The gains for the 1.17 billion-euro ($1.36 billion) Helikon Long Short Equity Fund follow last year’s 68% advance, disclosed in documents sent to investors and seen by Bloomberg.
A spokesperson for the investment firm declined to comment.
The year-to-date returns through the end of the third quarter beat the 11% rise for the Bloomberg Equity Long/Short Hedge Fund Index and the 14% gain from the Stoxx Europe 600. The fund focuses on value-driven stock investments in European companies with “opportunistic” credit exposure.
Some of Helikon’s top long equity positions at the end of September included the Greek lender Eurobank Ergasias Services and Holdings S.A., which is up 56% this year, and Turkish lender Turkiye Garanti Bankasi A.S., which is down 12% for the year but up about 38% since hitting a low in April. Greece’s largest electricity provider Public Power Corp. is also among the biggest holdings with a gain of 26% this year.
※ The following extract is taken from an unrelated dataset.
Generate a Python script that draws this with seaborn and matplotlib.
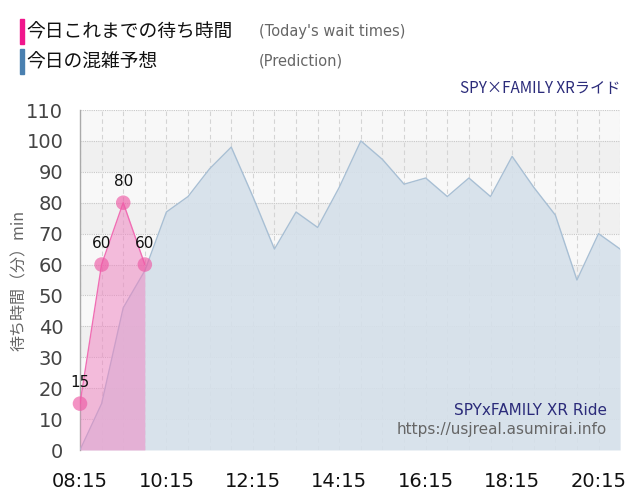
import numpy as np
import pandas as pd
import matplotlib
matplotlib.use("Agg")
import matplotlib.pyplot as plt
from matplotlib.patches import Rectangle
import seaborn as sns

# predicted crowding, every 30 min from 08:15
pred_times = ["08:15", "08:45", "09:15", "09:45", "10:15", "10:45", "11:15", "11:45",
              "12:15", "12:45", "13:15", "13:45", "14:15", "14:45", "15:15", "15:45",
              "16:15", "16:45", "17:15", "17:45", "18:15", "18:45", "19:15", "19:45",
              "20:15", "20:45"]
pred_values = [0, 15, 46, 58, 77, 82, 91, 98, 82, 65, 77, 72, 85, 100, 94, 86,
               88, 82, 88, 82, 95, 85, 76, 55, 70, 65]

# today's actual wait times
wait_times = ["08:15", "08:45", "09:15", "09:45"]
wait_values = [15, 60, 80, 60]

tick_labels = ["08:15", "10:15", "12:15", "14:15", "16:15", "18:15", "20:15"]


def to_hours(t):
    h, m = t.split(":")
    return int(h) + int(m) / 60


pred = pd.DataFrame({"x": [to_hours(t) for t in pred_times], "y": pred_values})
wait = pd.DataFrame({"x": [to_hours(t) for t in wait_times], "y": wait_values})

sns.set_theme(style="white")
plt.rcParams["font.family"] = ["DejaVu Sans", "Noto Sans CJK JP"]
jp = ["Noto Sans CJK JP", "DejaVu Sans"]

fig = plt.figure(figsize=(6.4, 5), dpi=100)
ax = fig.add_axes([0.125, 0.1, 0.844, 0.68])

x0, x1 = to_hours("08:15"), to_hours("20:45")
ax.set_xlim(x0, x1)
ax.set_ylim(0, 110)

# alternating background bands
for lo in range(0, 110, 10):
    ax.axhspan(lo, lo + 10, color="#f0f0f0" if (lo // 10) % 2 == 1 else "#f8f8f8",
               lw=0, zorder=0)
for y in range(10, 111, 10):
    ax.axhline(y, color="#c8c8c8", lw=0.8, ls=(0, (1, 1)), zorder=1)
for xv in pred["x"]:
    ax.axvline(xv, color="#d4d4d4", lw=0.8, ls=(0, (4, 3)), zorder=1)

# prediction
ax.fill_between(pred["x"], pred["y"], color="#d5e0ea", alpha=0.9, lw=0, zorder=2)
sns.lineplot(data=pred, x="x", y="y", ax=ax, color="#a8bfd4", lw=1, zorder=3)

# actual
ax.fill_between(wait["x"], wait["y"], color="#f080c0", alpha=0.5, lw=0, zorder=4)
sns.lineplot(data=wait, x="x", y="y", ax=ax, color="#f06eb4", lw=1, zorder=5)
sns.scatterplot(data=wait, x="x", y="y", ax=ax, color="#ee5aa5", alpha=0.65, s=110,
                edgecolor="none", zorder=6, clip_on=False)
for xv, yv in zip(wait["x"], wait["y"]):
    ax.annotate(str(yv), (xv, yv), xytext=(0, 10), textcoords="offset points",
                ha="center", va="bottom", fontsize=11, color="#111111", zorder=7)

ax.set_yticks(range(0, 111, 10))
ax.set_yticklabels([str(v) for v in range(0, 111, 10)], fontsize=14, color="#444444")
ax.set_xticks([to_hours(t) for t in tick_labels])
ax.set_xticklabels(tick_labels, fontsize=14, color="#111111")
ax.tick_params(axis="x", length=14, color="#dddddd", width=1, pad=2)
ax.tick_params(axis="y", length=8, color="#dddddd", width=1, pad=4)
ax.set_xlabel("")
ax.set_ylabel("待ち時間（分）min", fontsize=11.5, color="#666666", labelpad=-1,
              family=jp)
for s in ["top", "right", "bottom"]:
    ax.spines[s].set_visible(False)
ax.spines["left"].set_color("#aaaaaa")
ax.spines["left"].set_linewidth(1)

# watermark inside plot
ax.text(0.975, 0.115, "SPYxFAMILY XR Ride", transform=ax.transAxes, ha="right",
        va="center", fontsize=11, color="#2b2b7a", zorder=8)
ax.text(0.975, 0.06, "https://usjreal.asumirai.info", transform=ax.transAxes,
        ha="right", va="center", fontsize=11, color="#666666", zorder=8)

# title at top right
fig.text(0.969, 0.822, "SPY×FAMILY XRライド", ha="right", va="center", fontsize=11,
         color="#2b2b7a", family=jp)

# legend at top
fig.patches.append(Rectangle((0.031, 0.912), 0.007, 0.05, transform=fig.transFigure,
                             color="#f0168c", figure=fig))
fig.patches.append(Rectangle((0.031, 0.852), 0.007, 0.05, transform=fig.transFigure,
                             color="#4a80b0", figure=fig))
fig.text(0.041, 0.937, "今日これまでの待ち時間", ha="left", va="center", fontsize=13.5,
         color="#111111", family=jp)
fig.text(0.041, 0.877, "今日の混雑予想", ha="left", va="center", fontsize=13.5,
         color="#111111", family=jp)
fig.text(0.405, 0.937, "(Today's wait times)", ha="left", va="center", fontsize=10.5,
         color="#666666")
fig.text(0.405, 0.877, "(Prediction)", ha="left", va="center", fontsize=10.5,
         color="#666666")

fig.savefig("out.png", dpi=100)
As of the end of the third quarter, the fund’s net long equity exposures included a 43% allocation to Greece, 40% to the rest of the world and 31% to Turkey, in addition to short positions in French and German shares, among others. The financials sector dominated long sector exposure with 52%, followed by materials at 31%. Some of the biggest short equity positions were 22% in the SPDR Gold Trust ETF and 6.3% in industrials.
September was Helikon’s worst month of returns so far with a 7.7% dip. In a statement to investors, the team said the last week of the third quarter erased almost all the gains for July and August, and said their timing for Turkish and gold mining positions was “totally wrong.”
The top long positions that slumped in September included gold miners Eldorado Gold Corp. and Centerra Gold, Turkish conglomerate Haci Omer Sabanci Holding AS. and the Garanti bank.
“However, both groups remain the best risk/reward situations we know of,” said Helikon managers in the quarterly investor letter. “In the context of an environment of significantly negative real rates we continue to be attracted to opportunities located in niche geographies, i.e. overlooked or simply avoided by the majority of investors, that require a longer than average time horizon of six to 18 months.”
The broader market’s preference for top-quality developed-market businesses carries an “oversized” risk because of high valuations, they said.
The fund, which has offices in London and Milan, was started in April 2020 by a team that oversaw the Kairos Pegasus Fund S.A., and is managed by Chief Investment Officer Federico Riggio, Michele Fiumara, David Grazzini and Vittorio Villa. Helikon is closed to new investments, according to the document.